In every moment of our lives, we see, hear, smell, and feel a multitude of things. At the same time, we engage in a variety of activities, such as driving a car, listening to the radio, or talking to our fellow passengers. But what is actually going on in our mind when we perceive events surrounding us and carry out goal-oriented actions? This fundamental question of cognitive psychology has led to astonishing results about how the human brain works.

The puzzle in your mind: How do perceptual impressions arise?

Nothing seems to be as simple and straightforward as perceiving our environment: just open your eyes, and you see things in your surroundings, such as trees, houses, or streets. At the same time, you hear sounds such as people talking or laughing, traffic, birdsong, and so on. Taking a closer look at how such sensory input is processed in the brain reveals a surprisingly complex architecture, though. This complexity becomes especially evident by the fact that our brain dissects incoming information into individual, independent features.

For visual sensations, this works as follows: When we walk through a park, our brain breaks down the impressions into colors, orientation, brightness, direction of movement, and so on. This means that, before we consciously perceive a flowering tree, our brain has already done a lot of work: It has cataloged the existing green, brown, and white colors, broken down the shape of the tree into a number of small edges and registered the presence of movement, for example, when the wind blows through the leaves. All of these features are processed independently of one another [1]. The result is a large number of extracted features that now have to be put together like a jigsaw puzzle. But which pieces belong together? In other words, How does the brain “know” which features belong to which object, to which person, or, more generally, to which visual event?

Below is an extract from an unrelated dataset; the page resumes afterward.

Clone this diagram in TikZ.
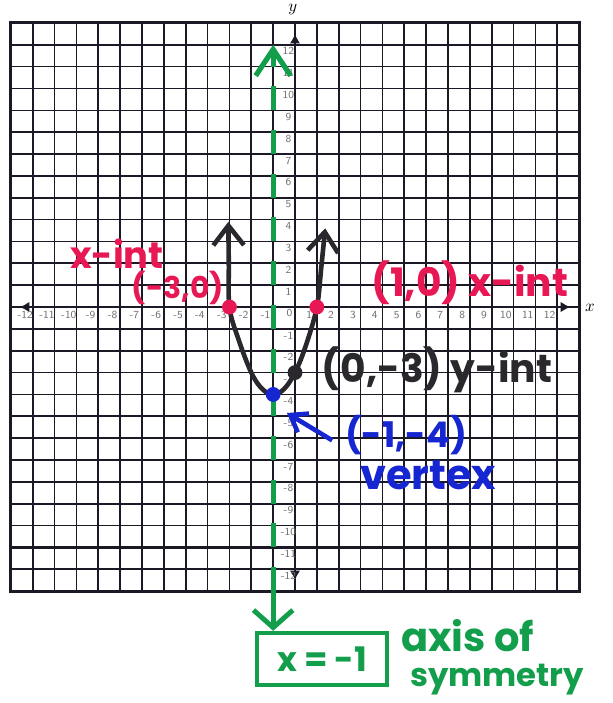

Lapses of attention trigger erroneous perceptions: The case of illusory conjunctions

This seems like a difficult task – but our brain uses a trick to solve this puzzle: it assumes that all features that are activated at the same time in the same place probably belong to the same object [1]. In the tree example, many brown features and vertical edges are simultaneously activated in the lower part of our visual field. These form the tree trunk. Various green, horizontal, and diagonal features in many small locations in the upper field of vision are connected to form leaves, and so on. If you pay attention to the location, you can correctly connect different features of the same object with one another; this is the moment when we consciously perceive things like the trunk, leaves, branches, etc. as objects.
The process of initially extracting and subsequently integrating individual features into objects can be demonstrated in laboratory studies [2]. For instance, participants might work at a computer and are shown colored letters such as a green X and a red O. These letters are presented for a very short time (about 120 milliseconds, i.e., just over a tenth of a second). Participants are distracted just before each stimulus appears so that their attention is no longer in the same place where the letters appear. As a result, participants often report so-called illusory conjunctions. For example, they believed they had seen a green O and a red X, although these stimuli were never actually visible on the screen. Note that the participants perceived the correct features. However, because they were distracted, their brain put them together incorrectly [2]. Hence, attention is central to integrating individual features into holistic objects and solving the puzzle of the extracted features.
Experimental setup of Treisman and Schmidt (1982). Participants had to report the flanking digits, which drew their attention away from the letters. The stimulus array (consisting of digits and letters) was only briefly presented. Subsequently, participants had to report which digits and letters they saw. Participants often report illusory conjunctions between the color- and form-features of unattended letters.Experimental setup of Treisman and Schmidt (1982). Participants had to report the flanking digits, which drew their attention away from the letters. The stimulus array (consisting of digits and letters) was only briefly presented. Subsequently, participants had to report which digits and letters they saw. Participants often report illusory conjunctions between the color- and form-features of unattended letters.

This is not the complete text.